Each diffusion path for an oxygen atom (red) moving across a graphene ring composed of carbon
atoms (gray ) is considered a “distortion” and is indexed by a unique “distortion symmetry group”
indicated below each image. The symmetry group contains all the essential information about the
properties of the material system as the diffusion occurs, including the ability to help determine the
minimum energy pathway. In this case, the minimum energy pathway is when oxygen moves
around the ring (right image) rather than across it (left image). Image: Penn State
(November 17, 2015) A new symmetry operation developed by Penn State researchers has the potential to speed up the search for new advanced materials that range from tougher steels to new types of electronic, magnetic, and thermal materials. With further developments, this technique could also impact the field of computational materials design.

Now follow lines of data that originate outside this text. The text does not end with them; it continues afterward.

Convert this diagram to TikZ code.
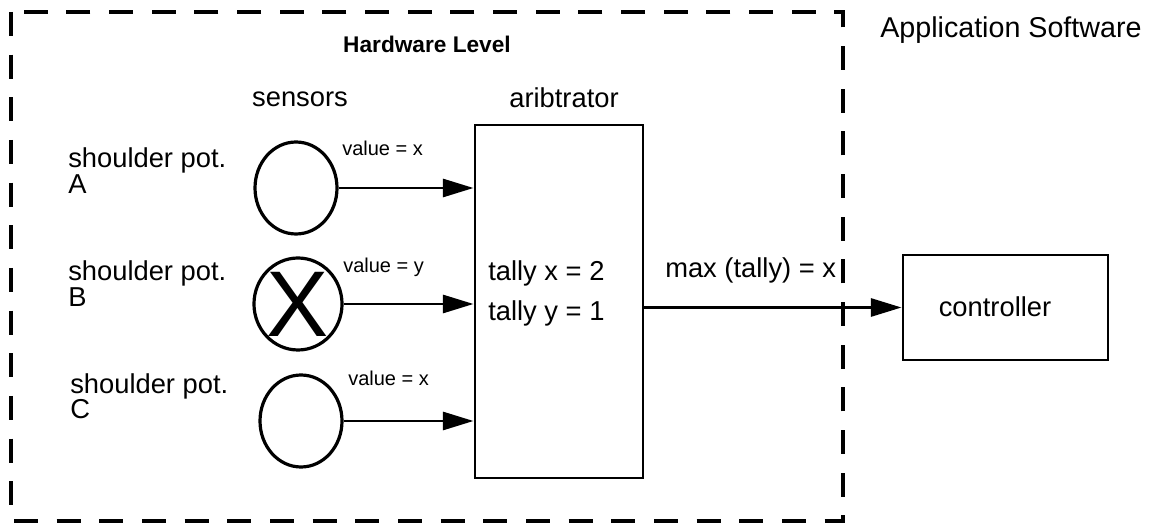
\documentclass[tikz,border=0pt]{standalone}
\usepackage{fontspec}
\setmainfont{Liberation Sans}
\usetikzlibrary{arrows.meta,shapes.geometric}
\begin{document}
\begin{tikzpicture}[x=0.75pt,y=-0.75pt,
  txt/.style={font=\fontsize{20.5}{22}\selectfont, inner sep=0pt},
  lbl/.style={font=\fontsize{15}{17}\selectfont, inner sep=0pt},
  sensor/.style={ellipse, draw, line width=2.4pt, minimum width=61.5pt, minimum height=69pt, inner sep=0pt},
  box/.style={rectangle, draw, line width=2.2pt, inner sep=0pt},
  conn/.style={line width=2.2pt, -{Triangle[length=23pt,width=13.5pt]}},
  frame/.style={line width=3pt, dash pattern=on 18pt off 14pt}
]
\useasboundingbox (0,0) rectangle (1153,523);
\draw[frame] (11,12) rectangle (843,521);

% titles
\node[txt, font=\fontsize{17}{19}\selectfont\bfseries, anchor=base] (hw) at (427,53) {Hardware Level};
\node[txt, font=\fontsize{21.5}{23}\selectfont, anchor=base west] (app) at (880,38) {Application Software};
\node[txt, anchor=base] (sens) at (300,107) {sensors};
\node[txt, anchor=base] (arbt) at (564,108) {aribtrator};

% sensors
\node[sensor] (sa) at (296,188) {};
\node[sensor] (sb) at (298,304) {\fontsize{70}{70}\selectfont X};
\node[sensor] (sc) at (301,421) {};

% sensor names
\node[txt, anchor=base west] (na1) at (68,168) {shoulder pot.};
\node[txt, anchor=base west] (na2) at (68,194) {A};
\node[txt, anchor=base west] (nb1) at (68,281) {shoulder pot.};
\node[txt, anchor=base west] (nb2) at (68,307) {B};
\node[txt, anchor=base west] (nc1) at (70,394) {shoulder pot.};
\node[txt, anchor=base west] (nc2) at (70,419) {C};

% arbitrator and controller
\node[box, minimum width=126pt, minimum height=264.75pt] (arb) at (559,301.5) {};
\node[box, minimum width=153.75pt, minimum height=78.75pt] (ctrl) at (1005.5,307.5) {};
\node[txt] (ctrlt) at (995,307) {controller};

\node[txt, anchor=base west] (tx) at (488,281) {tally x = 2};
\node[txt, anchor=base west] (ty) at (488,321) {tally y = 1};

% connectors
\draw[conn] (sa.east) -- (sa.east -| arb.west);
\draw[conn] (sb.east) -- (sb.east -| arb.west);
\draw[conn] (sc.east) -- (sc.east -| arb.west);
\draw[conn] (arb.east |- ctrl.west) -- (ctrl.west);

% labels
\node[lbl, anchor=base west] (va) at (342,156) {value = x};
\node[lbl, anchor=base west] (vb) at (343,273) {value = y};
\node[lbl, anchor=base west] (vc) at (348,386) {value = x};
\node[txt, anchor=base west] (mx) at (665,278) {max (tally) = x};
\end{tikzpicture}
\end{document}
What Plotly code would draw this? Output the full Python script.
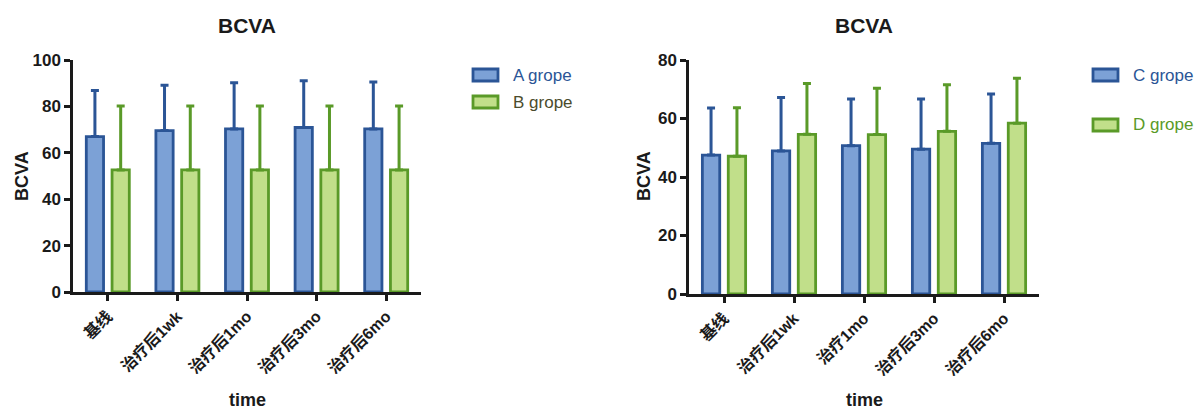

"In the physical sciences, making measurements can be time consuming and so you don't want to make unnecessary ones," said Venkat Gopalan, professor of materials science and engineering. "This is true for any material property -- mechanical, electrical, optical, magnetic, thermal or any other. Knowing the symmetry group of a material can greatly reduce the number of measurements you have to make. "
Symmetry is pervasive throughout the physical universe and underlies the basic laws of physics. Gopalan gives a simple but scientifically accurate definition. "Symmetry is when doing something looks like doing nothing."
A circle has perfect symmetry, because if you rotate it by any number of degrees, it will look the same. Similarly, rotating a hexagon by sixty degrees leaves it exactly the same, but rotating it by a different amount does not. Anything that can be done that leaves an object looking the same is a symmetry operation.
In crystals, atoms are arranged in symmetrical patterns, like a cube of salt or a crystal of sugar or quartz. Symmetry groups tell scientists in how many different ways atoms can arrange in repeating patterns. If they know which symmetry group a material falls into, they already know a great deal about the properties -- mechanical, thermal, electrical and so forth – that material will have. There are precisely 230 groups that explain how atoms can be arranged in space. These are symmetry "boxes" a material will fit into. If scientists are looking for a material with a certain property, such as the ability to be electrically polarized, they can look at materials only in that symmetry box and ignore all the boxes that cannot possibly contain polar materials.